Lorsque nous étions jeunes et que nous entendions parler de pèlerinage, c’était pour se rendre dans un sanctuaire. Que ce soit l’Oratoire St-Joseph, la Basilique Ste-Anne, le Cap-de-la-Madeleine, nous nous y retrouvions pour une occasion spéciale. Chez nous, la tradition voulait que lors du décès d’un membre de la famille une messe soit « chantée » à l’Oratoire St-Joseph. C’était l’occasion, pour notre famille élargie, de faire un « pèlerinage » à l’Oratoire. On en revenait chaque fois sous le choc d’avoir vu le cœur du frère André et impressionné par les centaines de béquilles accrochées aux murs de l’Oratoire. Les yeux écarquillés, on parcourait l’allée à la fois effrayé et émerveillé. Ces béquilles nous démontraient que des gens avaient fait ce pèlerinage et avaient vécu quelque chose de particulier. Quelque chose qui nous dépassait et relevait du divin. Pour moi, jeune, c’était ça le pèlerinage : une expérience hors du commun qui nous rassemblait en un lieu. Tout se passait là. L’expérience tenait dans le sanctuaire. Il n’était jamais question de marcher et encore moins que l’expérience dure plusieurs jours… Imaginez la frousse s’il avait fallu qu’on me dise que j’allais passer 30 jours en compagnie du cœur du frère André!!!

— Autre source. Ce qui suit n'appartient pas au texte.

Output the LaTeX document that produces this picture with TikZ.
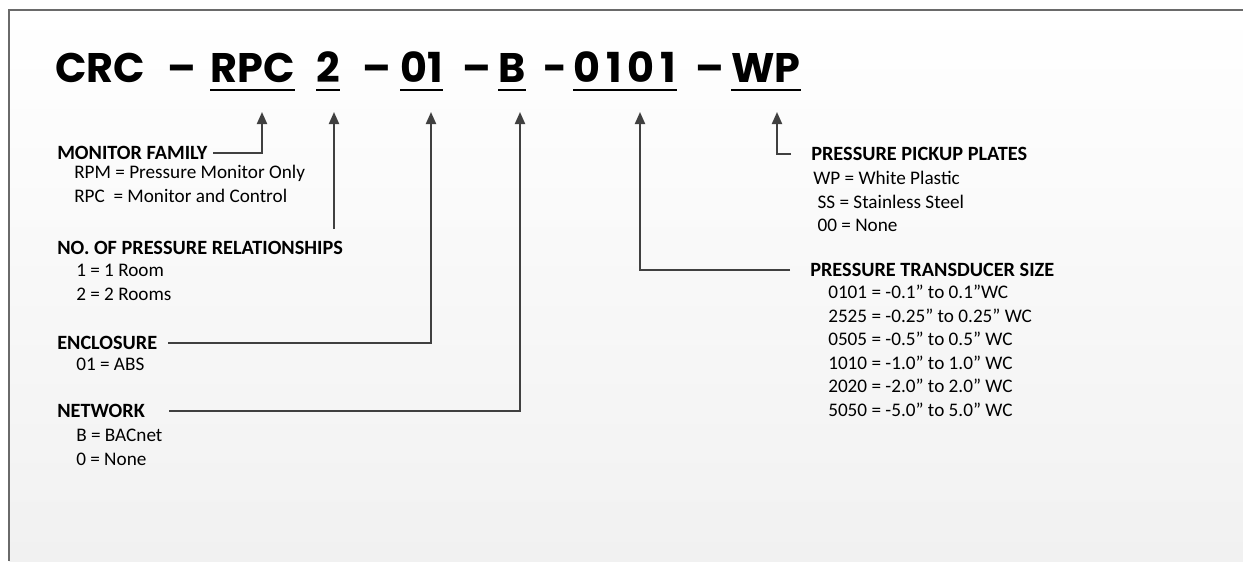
\documentclass[tikz,border=0pt]{standalone}
\usepackage{fontspec}
\setmainfont{Carlito}
\newfontfamily\codefont{Poppins}
\usetikzlibrary{arrows.meta, positioning, calc}
\definecolor{LineGray}{HTML}{404040}
\definecolor{FrameGray}{HTML}{6A6A6A}
\definecolor{PanelBottom}{HTML}{F1F1F1}

\tikzset{
  code/.style={font=\codefont\bfseries\fontsize{31}{31}\selectfont, inner sep=0pt, anchor=base west},
  uline/.style={line width=2.2pt, black},
  head/.style={font=\bfseries\fontsize{15.2}{18}\selectfont, inner sep=0pt, anchor=west},
  items/.style={font=\fontsize{14.4}{17.6}\selectfont, align=left, inner sep=0pt, anchor=north west},
  conn/.style={draw=LineGray, line width=1.5pt},
  pointer/.style={conn, -{Triangle[length=9pt,width=7.5pt]}},
}

\begin{document}
\begin{tikzpicture}[x=0.75pt, y=-0.75pt]
    \useasboundingbox (0,0) rectangle (1243,561);
    % panel with soft shading
    \fill[top color=white, bottom color=PanelBottom] (9,10) rectangle (1243,561);
    \draw[FrameGray, line width=1pt] (9,561) -- (9,10) -- (1243,10);

    % model code
    \node[code] (crc) at (55,82) {CRC};
    \node[code] (d1) at (167,82) {\textendash};
    \node[code] (rpc) at (210,82) {RPC};
    \node[code] (two) at (316,82) {2};
    \node[code] (d2) at (362,82) {\textendash};
    \node[code] (o1) at (400,82) {01};
    \node[code] (d3) at (462,82) {\textendash};
    \node[code] (b) at (498,82) {B};
    \node[code] (d4) at (543,82) {-};
    \node[code] (tsz) at (573,82) {0\hspace{4.5pt}1\hspace{4.5pt}0\hspace{4.5pt}1};
    \node[code] (d5) at (695,82) {\textendash};
    \node[code] (wp) at (731,82) {WP};
    \foreach \seg in {rpc,two,o1,b,tsz,wp}
        \draw[uline] ([yshift=-6pt]\seg.base west) -- ([yshift=-6pt]\seg.base east);

    % arrow tips under the code
    \coordinate (tipRPC) at (262,112);
    \coordinate (tipTwo) at (334,112);
    \coordinate (tipO1) at (431,112);
    \coordinate (tipB) at (520,112);
    \coordinate (tipTsz) at (640,112);
    \coordinate (tipWP) at (777,112);

    % left column
    \node[head] (fam) at (57,153) {MONITOR FAMILY};
    \node[items] (famlist) at (74,165) {RPM = Pressure Monitor Only\\RPC\ \ = Monitor and Control};
    \node[head] (rel) at (57,248) {NO. OF PRESSURE RELATIONSHIPS};
    \node[items] (rellist) at (76,264) {1 = 1 Room\\2 = 2 Rooms};
    \node[head] (encl) at (57,343) {ENCLOSURE};
    \node[items] (encllist) at (76,358) {01 = ABS};
    \node[head] (net) at (57,411) {NETWORK};
    \node[items] (netlist) at (76,429) {B = BACnet\\0 = None};

    % right column
    \node[head] (pick) at (811,154) {PRESSURE PICKUP PLATES};
    \node[items] (picklist) at (813,171) {WP = White Plastic\\\ SS = Stainless Steel\\\ 00 = None};
    \node[head] (tsize) at (810,270) {PRESSURE TRANSDUCER SIZE};
    \node[items] (tsizelist) at (828,285) {0101 = -0.1" to 0.1"WC\\2525 = -0.25" to 0.25" WC\\0505 = -0.5" to 0.5" WC\\1010 = -1.0" to 1.0" WC\\2020 = -2.0" to 2.0" WC\\5050 = -5.0" to 5.0" WC};

    % connectors
    \draw[pointer] ([xshift=4pt]fam.east) -| (tipRPC);
    \draw[pointer] ($(rel.north -| tipTwo)+(0,-12)$) -- (tipTwo);
    \draw[pointer] ([xshift=8pt]encl.east) -| (tipO1);
    \draw[pointer] ([xshift=18pt]net.east) -| (tipB);
    \draw[pointer] ([xshift=-15pt]tsize.west) -| (tipTsz);
    \draw[pointer] ([xshift=-15pt]pick.west) -| (tipWP);
\end{tikzpicture}
\end{document}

Fort heureusement, au cours des quarante dernières années l’expérience du pèlerinage s’est transformée, s’est déplacée. La popularité de Compostelle a transformé notre compréhension du pèlerinage, notre rapport au religieux et au spirituel. Avec Compostelle, nous avons retrouvé une forme active de l’expérience du pèlerinage : il a repris la route, il n’est plus contenu dans une église. Le pèlerinage est devenu un exercice spirituel engageant tout notre être et actualisant l’expérience de telle sorte qu’elle ne nous enferme plus. Ayant repris la route, il est devenu pèlerinage de longue randonnée; puisque c’est dans cette longue randonnée que l’expérience, la rencontre, s’accomplit. Et c’est ce qui suscite autant d’engouement pour le pèlerinage, il s’agit d’une démarche accessible à tous. La randonnée est une activité que nous pouvons tous pratiquer. Il n’est pas question de performance, ni de compétition. Il s’agit de vivre le pèlerinage et de se laisser toucher par l’expérience, de contacter cet espace en soi qui est immanent et transcendant à la fois. L’expérience du pèlerinage de longue randonnée invite à prendre soin de soi, faire le vide pour se renouveler, laisser nos sens s’éveiller à la vie, prendre le temps, rencontrer les gens autrement… C’est dans ce quotidien tout simple que l’expérience spirituelle s’accomplit. Compostelle nous enseigne que le pèlerinage est itinéraire de vie, il n’est pas un lieu physique. Le pèlerinage de longue randonnée est un parcours qui transforme par la force de ce qu’il impose comme manière de vivre. Aujourd’hui, s’engager dans un pèlerinage sous-entend s’engager dans une démarche, un processus qui demandera du temps. Suffit de se lancer, de prendre la route, quelle qu’elle soit, ici ou ailleurs.